Groups appeal order to turn over documents in Prop 8 case

Judge Vaughn Walker

Judge Vaughn Walker

A snag in completion of the landmark Proposition 8 trial has now become a full-fledged entanglement. The issue? Whether three groups that are not a party to the Perry v. Schwarzenegger lawsuit can be forced to turn over their own e-mails and memoranda to the defendants in the case.

The defendants are the groups that sought and promoted the November 2008 initiative that amended the California constitution to ban same-sex marriage. Those groups were compelled to turn over their e-mails and memoranda to attorneys challenging the initiative in the U.S. District Court in San Francisco. In a sort of tit-for-tat move, the Yes on 8 groups filed a motion asking No on 8 groups to turn over their documents.

Proposition 8 trial Judge Vaughn Walker this week upheld the March 5 decision of a magistrate judge to order the No on 8 groups to turn over their documents that “contain, refer or relate to arguments for or against Proposition 8.”

One of the three groups—the Californians Against Eliminating Basic Rights (CAEBR)—said it believes it has already sufficiently complied with the motion. The two other groups—the ACLU and Equality California—challenged the magistrate’s motion, saying it would have a chilling effect on the willingness of organizations and individuals to participate in the political process.

In a 24-page opinion released Monday night, March 22, Walker said he believes the magistrate properly limited the documents that must be disclosed. He gave the groups until March 31 to produce the documents.

The ACLU and Equality California filed a motion Tuesday, asking Walker to delay his order while they appeal the decision to the 9th Circuit U.S. Court of Appeals.

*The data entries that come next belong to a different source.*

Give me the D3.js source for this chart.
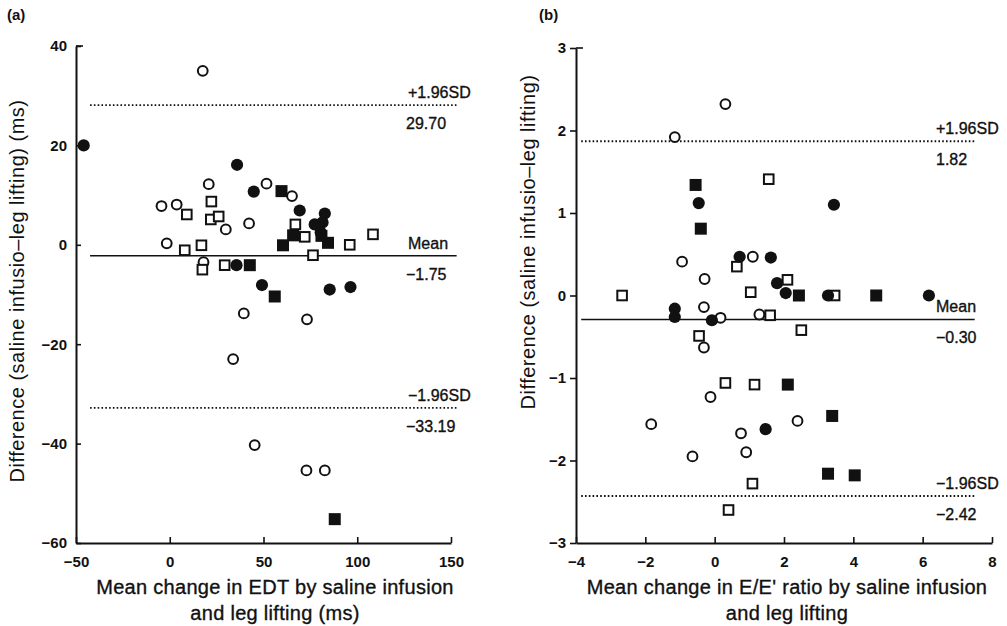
<!DOCTYPE html>
<html><head><meta charset="utf-8">
<script src="https://cdn.jsdelivr.net/npm/d3@7"></script>
<style>
html,body{margin:0;padding:0;background:#fff;}
svg{display:block;}
text{font-family:"Liberation Sans",Arial,Helvetica,sans-serif;fill:#111;}
.heavy{stroke:#111;stroke-width:0.35px;}
</style></head>
<body>
<svg id="chart" width="1007" height="626"></svg>
<script>
// ---------- DATA ----------
// Panel (a): EDT  [mean change, difference]
const aOpenCircles = [[17.6,35.0],[20.8,12.2],[51.6,12.3],[65.2,9.8],[-4.4,7.8],[3.7,8.1],[29.9,3.1],[42.3,4.3],[-1.6,0.3],[18,-3.5],[39.5,-13.8],[73.2,-15.0],[33.8,-23.0],[45.3,-40.3],[72.9,-45.4],[82.7,-45.4]];
const aFilledCircles = [[-45.9,20.0],[35.9,16.1],[44.8,10.7],[69.3,6.9],[82.7,6.3],[77.3,4.1],[81.5,4.5],[80.5,2.5],[35.6,-4.1],[49.2,-8.1],[85.3,-9.0],[96.4,-8.5]];
const aOpenSquares = [[22.2,8.7],[9.1,6.1],[21.9,5.1],[26.1,5.7],[67.0,4.1],[72,1.6],[96,0],[108.4,2.1],[76.4,-2.1],[16.9,-0.1],[8,-1.1],[17.4,-5],[29.3,-4.1]];
const aFilledSquares = [[59.6,10.8],[65.8,1.9],[60.4,-0.1],[84.4,0.4],[80.9,1.8],[42.7,-4.1],[56,-10.4],[88,-55.2]];
const aLineValues = [28.1,-2.2,-32.8];           // drawn positions of +1.96SD, mean, -1.96SD
const aLineNames = ["+1.96SD","Mean","\u22121.96SD"];
const aLineLabels = ["29.70","\u22121.75","\u221233.19"];
const aXTicks = [-50,0,50,100,150];
const aYTicks = [40,20,0,-20,-40,-60];

// Panel (b): E/E' ratio
const bOpenCircles = [[0.31,2.32],[-1.15,1.92],[-0.94,0.41],[-0.29,0.2],[1.1,0.47],[-0.31,-0.14],[0.17,-0.27],[1.29,-0.23],[-0.31,-0.63],[-0.12,-1.23],[-1.83,-1.56],[0.76,-1.67],[0.91,-1.9],[-0.64,-1.95],[2.39,-1.52]];
const bFilledCircles = [[-0.46,1.12],[0.72,0.47],[1.62,0.46],[3.44,1.10],[1.8,0.15],[2.05,0.03],[3.27,0.0],[6.18,0.0],[-1.15,-0.16],[-1.15,-0.26],[-0.08,-0.30],[1.47,-1.62]];
const bOpenSquares = [[1.56,1.41],[0.64,0.35],[2.1,0.19],[1.04,0.04],[3.46,0.0],[-2.67,0.0],[1.6,-0.24],[2.5,-0.42],[-0.45,-0.49],[0.31,-1.06],[1.15,-1.08],[1.09,-2.28],[0.4,-2.6]];
const bFilledSquares = [[-0.55,1.34],[-0.40,0.81],[2.43,0.0],[4.66,0.0],[2.11,-1.08],[3.39,-1.46],[3.27,-2.16],[4.04,-2.18]];
const bLineValues = [1.87,-0.29,-2.43];
const bLineNames = ["+1.96SD","Mean","\u22121.96SD"];
const bLineLabels = ["1.82","\u22120.30","\u22122.42"];
const bXTicks = [-4,-2,0,2,4,6,8];
const bYTicks = [3,2,1,0,-1,-2,-3];

// ---------- DRAW ----------
const svg = d3.select("#chart");

function panel(cfg){
  const g = svg.append("g");
  const x = d3.scaleLinear().domain(cfg.xDomain).range(cfg.xRange);
  const y = d3.scaleLinear().domain(cfg.yDomain).range(cfg.yRange);

  // reference lines
  cfg.lineValues.forEach((v,i)=>{
    g.append("line")
      .attr("x1",x(cfg.lineX[0])).attr("x2",x(cfg.lineX[1]))
      .attr("y1",y(v)).attr("y2",y(v))
      .attr("stroke","#111")
      .attr("stroke-width", i===1 ? 1.4 : 1.8)
      .attr("stroke-dasharray", i===1 ? null : "1.6,2.2");
    g.append("text").attr("class","heavy").attr("x",cfg.nameX).attr("y",y(v)-7)
      .attr("font-size",16).text(cfg.lineNames[i]);
    g.append("text").attr("class","heavy").attr("x",cfg.labelX).attr("y",y(v)+24)
      .attr("font-size",16).text(cfg.lineLabels[i]);
  });

  // axes
  const yAx = g.append("g").attr("transform",`translate(${cfg.xRange[0]},0)`)
    .call(d3.axisLeft(y).tickValues(cfg.yTicks).tickSizeInner(cfg.yTickSize).tickSizeOuter(0).tickPadding(cfg.yPad)
      .tickFormat(d=>d<0?"\u2212"+Math.abs(d):d));
  const xAx = g.append("g").attr("transform",`translate(0,${cfg.yRange[0]})`)
    .call(d3.axisBottom(x).tickValues(cfg.xTicks).tickSizeInner(-6).tickSizeOuter(0).tickPadding(13)
      .tickFormat(d=>d<0?"\u2212"+Math.abs(d):d));
  [yAx,xAx].forEach(a=>{
    a.select(".domain").attr("stroke","#111").attr("stroke-width",2);
    a.selectAll(".tick line").attr("stroke","#111").attr("stroke-width",1.6);
    a.selectAll(".tick text").attr("font-size",15).attr("font-weight","bold")
      .attr("font-family",'"Liberation Sans",Arial,sans-serif').attr("fill","#111");
  });
  // inward top tick
  g.append("line").attr("x1",cfg.xRange[0]).attr("x2",cfg.xRange[0]+7)
    .attr("y1",y(cfg.yDomain[1])).attr("y2",y(cfg.yDomain[1]))
    .attr("stroke","#111").attr("stroke-width",1.6);

  // markers
  const mk = g.append("g");
  mk.selectAll(".oc").data(cfg.oc).join("circle")
    .attr("cx",d=>x(d[0])).attr("cy",d=>y(d[1])).attr("r",4.9)
    .attr("fill","#fff").attr("stroke","#111").attr("stroke-width",2);
  mk.selectAll(".os").data(cfg.os).join("rect")
    .attr("x",d=>x(d[0])-4.8).attr("y",d=>y(d[1])-4.8).attr("width",9.6).attr("height",9.6)
    .attr("fill","#fff").attr("stroke","#111").attr("stroke-width",2);
  mk.selectAll(".fc").data(cfg.fc).join("circle")
    .attr("cx",d=>x(d[0])).attr("cy",d=>y(d[1])).attr("r",6.1)
    .attr("fill","#111");
  mk.selectAll(".fs").data(cfg.fs).join("rect")
    .attr("x",d=>x(d[0])-6).attr("y",d=>y(d[1])-6).attr("width",12).attr("height",12)
    .attr("fill","#111");

  // titles
  const xt = g.append("text").attr("class","heavy").attr("text-anchor","middle").attr("font-size",20).attr("letter-spacing",0.3);
  cfg.xTitle.forEach((t,i)=>xt.append("tspan").attr("x",cfg.xTitleX).attr("y",594+i*26).text(t));
  g.append("text").attr("text-anchor","middle").attr("font-size",20).attr("letter-spacing",0.5)
    .attr("transform",`translate(${cfg.yTitleX},${cfg.yTitleY}) rotate(-90)`).text(cfg.yTitle);
  g.append("text").attr("x",cfg.tagX).attr("y",20).attr("font-size",15).attr("font-weight","bold").text(cfg.tag);
}

panel({
  xDomain:[-50,150], xRange:[76,451], yDomain:[-60,40], yRange:[543,46],
  lineX:[-42.5,153], lineValues:aLineValues, lineNames:aLineNames, lineLabels:aLineLabels,
  nameX:408, labelX:406,
  xTicks:aXTicks, yTicks:aYTicks, yTickSize:-5, yPad:9,
  oc:aOpenCircles, fc:aFilledCircles, os:aOpenSquares, fs:aFilledSquares,
  xTitle:["Mean change in EDT by saline infusion","and leg lifting (ms)"], xTitleX:275,
  yTitle:"Difference (saline infusio\u2013leg lifting) (ms)", yTitleX:24, yTitleY:291,
  tag:"(a)", tagX:7
});
panel({
  xDomain:[-4,8], xRange:[576,992], yDomain:[-3,3], yRange:[543,48],
  lineX:[-3.85,7.5], lineValues:bLineValues, lineNames:bLineNames, lineLabels:bLineLabels,
  nameX:936, labelX:936,
  xTicks:bXTicks, yTicks:bYTicks, yTickSize:6, yPad:4,
  oc:bOpenCircles, fc:bFilledCircles, os:bOpenSquares, fs:bFilledSquares,
  xTitle:["Mean change in E/E' ratio by saline infusion","and leg lifting"], xTitleX:787,
  yTitle:"Difference (saline infusio\u2013leg lifting)", yTitleX:535, yTitleY:242,
  tag:"(b)", tagX:539
});
</script>
</body></html>
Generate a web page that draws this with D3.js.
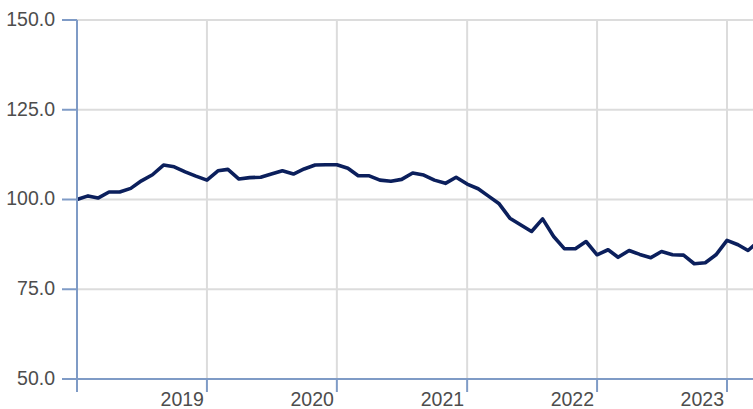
<!DOCTYPE html>
<html>
<head>
<meta charset="utf-8">
<script src="https://cdn.jsdelivr.net/npm/d3@7"></script>
<style>
  body { margin: 0; background: #fff; }
  text { font-family: "Liberation Sans", Arial, sans-serif; }
</style>
</head>
<body>
<svg id="chart" width="753" height="409"></svg>
<script>
// monthly index, Jan 2018 .. Apr 2023
const startMonth = '2018-01';
const values = [
  100.0, 101.0, 100.4, 102.1, 102.1, 103.1, 105.2, 106.9, 109.6, 109.1, 107.7, 106.5,
  105.4, 108.0, 108.4, 105.7, 106.1, 106.2, 107.1, 108.0, 107.1, 108.5, 109.6, 109.7,
  109.7, 108.7, 106.6, 106.6, 105.4, 105.1, 105.6, 107.4, 106.8, 105.4, 104.5, 106.2,
  104.3, 103.0, 101.0, 98.8, 94.8, 92.9, 91.1, 94.6, 89.7, 86.3, 86.3, 88.3,
  84.6, 86.0, 83.9, 85.8, 84.7, 83.8, 85.5, 84.6, 84.5, 82.1, 82.4, 84.6,
  88.6, 87.4, 85.8, 88.5
];
const yTicks = [50, 75, 100, 125, 150];
const yearTicks = ['2018', '2019', '2020', '2021', '2022', '2023'];

const width = 753;
const height = 409;
const margin = {top: 20, bottom: 29, left: 77, right: 0};

const parseMonth = d3.timeParse('%Y-%m');
const parseYear = d3.timeParse('%Y');
const t0 = parseMonth(startMonth);
const data = values.map((v, i) => ({date: d3.timeMonth.offset(t0, i), value: v}));
const yearDates = yearTicks.map(parseYear);

const svg = d3.select('#chart');

const x = d3.scaleTime()
    .domain([parseYear('2018'), parseYear('2023')])
    .range([margin.left, 727]);

const y = d3.scaleLinear()
    .domain([50, 150])
    .range([height - margin.bottom - 1, margin.top]);

// grid
svg.append('g')
    .attr('transform', `translate(0, ${y(50)})`)
    .call(d3.axisBottom(x).tickValues(yearDates.slice(1)).tickSize(-(y(50) - y(150))).tickFormat('').offset(0))
    .call(g => g.select('.domain').remove())
    .call(g => g.selectAll('line').attr('stroke', '#dcdcdc').attr('stroke-width', 2));

svg.append('g')
    .attr('transform', `translate(${margin.left}, 0)`)
    .call(d3.axisRight(y).tickValues(yTicks.slice(1)).tickSize(width - margin.left).tickFormat('').offset(0))
    .call(g => g.select('.domain').remove())
    .call(g => g.selectAll('line').attr('stroke', '#dcdcdc').attr('stroke-width', 2));

// line
const line = d3.line()
    .x(d => x(d.date))
    .y(d => y(d.value));

svg.append('path')
    .datum(data)
    .attr('fill', 'none')
    .attr('stroke', '#0b1f5c')
    .attr('stroke-width', 3.6)
    .attr('stroke-linejoin', 'round')
    .attr('d', line);

// axes
const axisColor = '#7f9bc6';

svg.append('g')
    .attr('transform', `translate(0, ${y(50)})`)
    .call(d3.axisBottom(x).tickValues(yearDates).tickSize(13).tickSizeOuter(0).offset(0)
        .tickFormat(d => d.getFullYear() === 2018 ? '' : d3.timeFormat('%Y')(d)))
    .call(g => g.select('.domain').attr('stroke', axisColor).attr('stroke-width', 2)
        .attr('d', `M${margin.left - 15},0H${width}`))
    .call(g => g.selectAll('line').attr('stroke', axisColor).attr('stroke-width', 2))
    .call(g => g.selectAll('text')
        .attr('text-anchor', 'end')
        .attr('x', -3)
        .attr('y', 27)
        .attr('dy', 0)
        .attr('fill', '#4d4d4d')
        .attr('font-size', 19.5));

svg.append('g')
    .attr('transform', `translate(${margin.left}, 0)`)
    .call(d3.axisLeft(y).tickValues(yTicks).tickSize(15).tickSizeOuter(0).offset(0)
        .tickFormat(d3.format('.1f')).tickPadding(7))
    .call(g => g.select('.domain').attr('stroke', axisColor).attr('stroke-width', 2)
        .attr('d', `M0,${y(150)}V${y(50) + 13}`))
    .call(g => g.selectAll('line').attr('stroke', axisColor).attr('stroke-width', 2))
    .call(g => g.selectAll('text')
        .attr('fill', '#4d4d4d')
        .attr('font-size', 19.5)
        .attr('dy', '0.3em'));
</script>
</body>
</html>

The motion for stay says the order compelling they produce their internal communications to defendants in the case “implicate issues of a fundamental nature under the First Amendment with consequences not merely for this case but for future election campaigns of all sorts.”

The ACLU and Equality California brief seeking the stay argue that they—as third-party non-profit advocacy groups – are being “subjected to burdensome and invasive discovery as a result of their efforts to protect the civil rights for a politically unpopular group.”

Judge Walker is likely to rule very quickly on the request to delay is original decision. That decision maintained the magistrate judge’s deadline of March 31 for the groups to start turning over documents. He also moved back the deadline for defendants to submit to him any other evidence they wished him to consider in his deliberations over the Perry v. Schwarzenegger case—from March 26 to April 16. Walker indicated in January, following three weeks of testimony, that he would review the evidence submitted in the case before setting a date for closing arguments.

An earlier side-dispute in the litigation—one concerning the limited closed-circuit broadcast of trial proceedings to a number of courtrooms around the country—ended up before the U.S. Supreme Court. The high court, in a 5 to 4 decision, ruled that the trial proceedings could not be made public.